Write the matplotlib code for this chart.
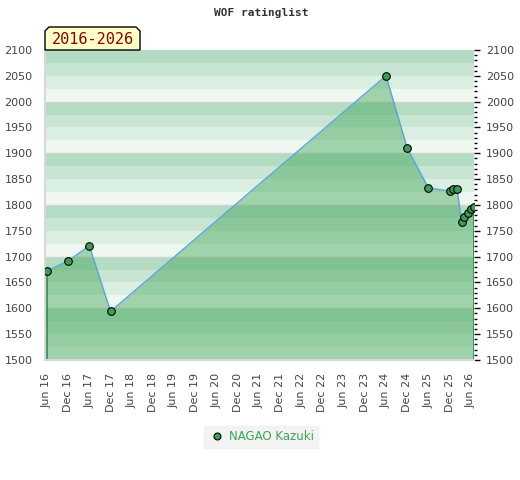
import matplotlib
matplotlib.use('Agg')
import matplotlib.pyplot as plt
from matplotlib.patches import Polygon
from matplotlib.lines import Line2D
from matplotlib.ticker import MultipleLocator
import pandas as pd

# --- data --- #
dates = pd.to_datetime([
    '2016-06-01', '2016-12-01', '2017-06-01', '2017-12-01',
    '2024-06-01', '2024-12-01', '2025-06-01', '2025-12-01',
    '2026-01-01', '2026-02-04', '2026-03-14', '2026-03-31',
    '2026-05-05', '2026-06-02', '2026-06-25',
])
ratings = [1672, 1692, 1721, 1594,
           2050, 1910, 1833, 1827,
           1830, 1830, 1768, 1776,
           1785, 1792, 1797]
player = 'NAGAO Kazuki'
period = '2016-2026'
title = 'WOF ratinglist'
tick_dates = pd.date_range('2016-06-01', '2026-06-01', freq='6MS')
tick_labels = [d.strftime('%b %y') for d in tick_dates]

# --- styles --- #
stripe_colors = ['#eff7f1', '#dbeee2', '#c8e5d4', '#b3dcc3']  # bottom -> top in each 100 block
fill_color = (64 / 255, 165 / 255, 88 / 255)
marker_color = '#3a9e58'
line_color = '#5ba3d9'
label_color = '#444444'

fig = plt.figure(figsize=(5.2, 4.8), dpi=100)
ax = fig.add_axes([45 / 520, 1 - 360 / 480, 428.5 / 520, 310 / 480])

y_min, y_max = 1500, 2100
for i, lo in enumerate(range(y_min, y_max, 25)):
    ax.axhspan(lo, lo + 25, color=stripe_colors[i % 4], lw=0, zorder=0)
for g in range(y_min + 100, y_max, 100):
    ax.axhline(g, color='#d2d2d2', lw=1, zorder=0.5)

ax.fill_between(dates, ratings, y_min, color=fill_color, alpha=0.45, lw=0, zorder=1)
ax.vlines([dates[0], dates[-1]], y_min, [ratings[0], ratings[-1]],
          color='#2a8a45', lw=1.2, zorder=2)
ax.plot(dates, ratings, color=line_color, lw=1, zorder=3)
ax.plot(dates, ratings, 'o', ms=5.5, mfc=marker_color, mec='black', mew=0.8,
        zorder=4, clip_on=True)

ax.set_xlim(pd.Timestamp('2016-05-15'), dates[-1])
ax.set_ylim(y_min, y_max)
ax.set_xticks(tick_dates)
ax.set_xticklabels(tick_labels, rotation=90, fontsize=8, color=label_color)
ax.tick_params(axis='x', length=0, pad=9)

ax.set_yticks(range(y_min, y_max + 1, 50))
ax.yaxis.set_minor_locator(MultipleLocator(10))
ax.tick_params(axis='y', which='both', left=False, right=True,
               labelleft=True, labelright=True, labelsize=8,
               labelcolor=label_color, direction='out')
ax.tick_params(axis='y', which='major', length=4, width=1, pad=5)
ax.tick_params(axis='y', which='minor', length=2, width=1)
for lab in ax.yaxis.get_ticklabels():
    lab.set_x(lab.get_position()[0])
ax.yaxis.set_tick_params(which='major', pad=5)

for side in ['top', 'right']:
    ax.spines[side].set_visible(False)
for side in ['left', 'bottom']:
    ax.spines[side].set_color('#d8d8d8')
    ax.spines[side].set_linewidth(1.5)

fig.text(261 / 520, 1 - 13 / 480, title, ha='center', va='center',
         family='DejaVu Sans Mono', fontsize=8, fontweight='bold', color='#333333')

# period label box with cut top corners
px = [(45, 50), (45, 31), (49, 27), (136, 27), (140, 31), (140, 50)]
box = Polygon([(x / 520, 1 - y / 480) for x, y in px], closed=True,
              transform=fig.transFigure, facecolor='#ffffc6', edgecolor='black', lw=1)
fig.patches.append(box)
fig.text(92.5 / 520, 1 - 39.5 / 480, period, ha='center', va='center',
         family='DejaVu Sans Mono', fontsize=11, color='#8b0000')

handle = Line2D([0], [0], marker='o', ls='', ms=5, mfc=marker_color,
                mec='black', mew=0.8)
leg = fig.legend([handle], [player], loc='center',
                 bbox_to_anchor=(261 / 520, 1 - 437 / 480), frameon=True,
                 fancybox=False, facecolor='#f0f0f0', edgecolor='#f0f0f0',
                 fontsize=8.5, handletextpad=0.2, handlelength=1.5, borderpad=0.4)
for t in leg.get_texts():
    t.set_color('#3aa655')

plt.savefig('out.png', dpi=100)
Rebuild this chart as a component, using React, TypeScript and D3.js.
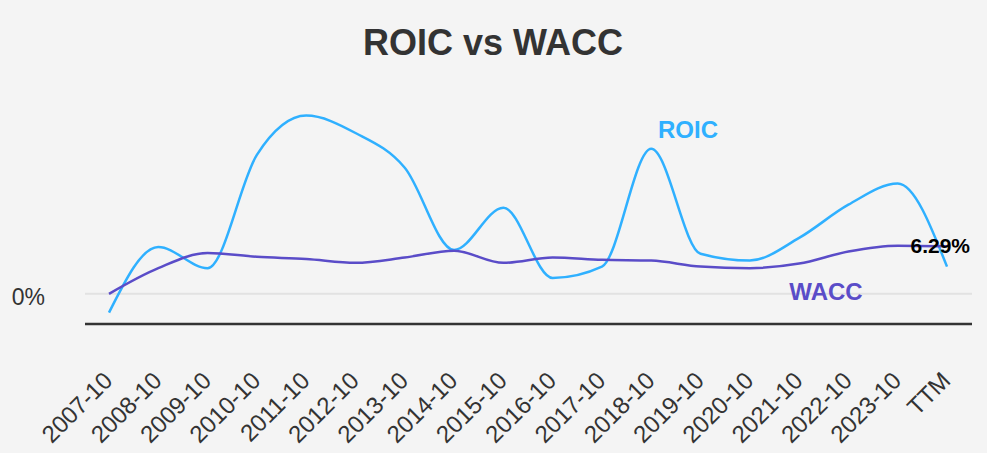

+++

### Description of the task:
Give back the whole listing as it stands, minus its pictures.

### Full answer:
Write the matplotlib code for this chart.
import matplotlib
matplotlib.use('Agg')
import matplotlib.pyplot as plt
from matplotlib.patches import Polygon
from matplotlib.lines import Line2D
from matplotlib.ticker import MultipleLocator
import pandas as pd

# --- data --- #
dates = pd.to_datetime([
    '2016-06-01', '2016-12-01', '2017-06-01', '2017-12-01',
    '2024-06-01', '2024-12-01', '2025-06-01', '2025-12-01',
    '2026-01-01', '2026-02-04', '2026-03-14', '2026-03-31',
    '2026-05-05', '2026-06-02', '2026-06-25',
])
ratings = [1672, 1692, 1721, 1594,
           2050, 1910, 1833, 1827,
           1830, 1830, 1768, 1776,
           1785, 1792, 1797]
player = 'NAGAO Kazuki'
period = '2016-2026'
title = 'WOF ratinglist'
tick_dates = pd.date_range('2016-06-01', '2026-06-01', freq='6MS')
tick_labels = [d.strftime('%b %y') for d in tick_dates]

# --- styles --- #
stripe_colors = ['#eff7f1', '#dbeee2', '#c8e5d4', '#b3dcc3']  # bottom -> top in each 100 block
fill_color = (64 / 255, 165 / 255, 88 / 255)
marker_color = '#3a9e58'
line_color = '#5ba3d9'
label_color = '#444444'

fig = plt.figure(figsize=(5.2, 4.8), dpi=100)
ax = fig.add_axes([45 / 520, 1 - 360 / 480, 428.5 / 520, 310 / 480])

y_min, y_max = 1500, 2100
for i, lo in enumerate(range(y_min, y_max, 25)):
    ax.axhspan(lo, lo + 25, color=stripe_colors[i % 4], lw=0, zorder=0)
for g in range(y_min + 100, y_max, 100):
    ax.axhline(g, color='#d2d2d2', lw=1, zorder=0.5)

ax.fill_between(dates, ratings, y_min, color=fill_color, alpha=0.45, lw=0, zorder=1)
ax.vlines([dates[0], dates[-1]], y_min, [ratings[0], ratings[-1]],
          color='#2a8a45', lw=1.2, zorder=2)
ax.plot(dates, ratings, color=line_color, lw=1, zorder=3)
ax.plot(dates, ratings, 'o', ms=5.5, mfc=marker_color, mec='black', mew=0.8,
        zorder=4, clip_on=True)

ax.set_xlim(pd.Timestamp('2016-05-15'), dates[-1])
ax.set_ylim(y_min, y_max)
ax.set_xticks(tick_dates)
ax.set_xticklabels(tick_labels, rotation=90, fontsize=8, color=label_color)
ax.tick_params(axis='x', length=0, pad=9)

ax.set_yticks(range(y_min, y_max + 1, 50))
ax.yaxis.set_minor_locator(MultipleLocator(10))
ax.tick_params(axis='y', which='both', left=False, right=True,
               labelleft=True, labelright=True, labelsize=8,
               labelcolor=label_color, direction='out')
ax.tick_params(axis='y', which='major', length=4, width=1, pad=5)
ax.tick_params(axis='y', which='minor', length=2, width=1)
for lab in ax.yaxis.get_ticklabels():
    lab.set_x(lab.get_position()[0])
ax.yaxis.set_tick_params(which='major', pad=5)

for side in ['top', 'right']:
    ax.spines[side].set_visible(False)
for side in ['left', 'bottom']:
    ax.spines[side].set_color('#d8d8d8')
    ax.spines[side].set_linewidth(1.5)

fig.text(261 / 520, 1 - 13 / 480, title, ha='center', va='center',
         family='DejaVu Sans Mono', fontsize=8, fontweight='bold', color='#333333')

# period label box with cut top corners
px = [(45, 50), (45, 31), (49, 27), (136, 27), (140, 31), (140, 50)]
box = Polygon([(x / 520, 1 - y / 480) for x, y in px], closed=True,
              transform=fig.transFigure, facecolor='#ffffc6', edgecolor='black', lw=1)
fig.patches.append(box)
fig.text(92.5 / 520, 1 - 39.5 / 480, period, ha='center', va='center',
         family='DejaVu Sans Mono', fontsize=11, color='#8b0000')

handle = Line2D([0], [0], marker='o', ls='', ms=5, mfc=marker_color,
                mec='black', mew=0.8)
leg = fig.legend([handle], [player], loc='center',
                 bbox_to_anchor=(261 / 520, 1 - 437 / 480), frameon=True,
                 fancybox=False, facecolor='#f0f0f0', edgecolor='#f0f0f0',
                 fontsize=8.5, handletextpad=0.2, handlelength=1.5, borderpad=0.4)
for t in leg.get_texts():
    t.set_color('#3aa655')

plt.savefig('out.png', dpi=100)
Rebuild this chart as a component, using React, TypeScript and D3.js.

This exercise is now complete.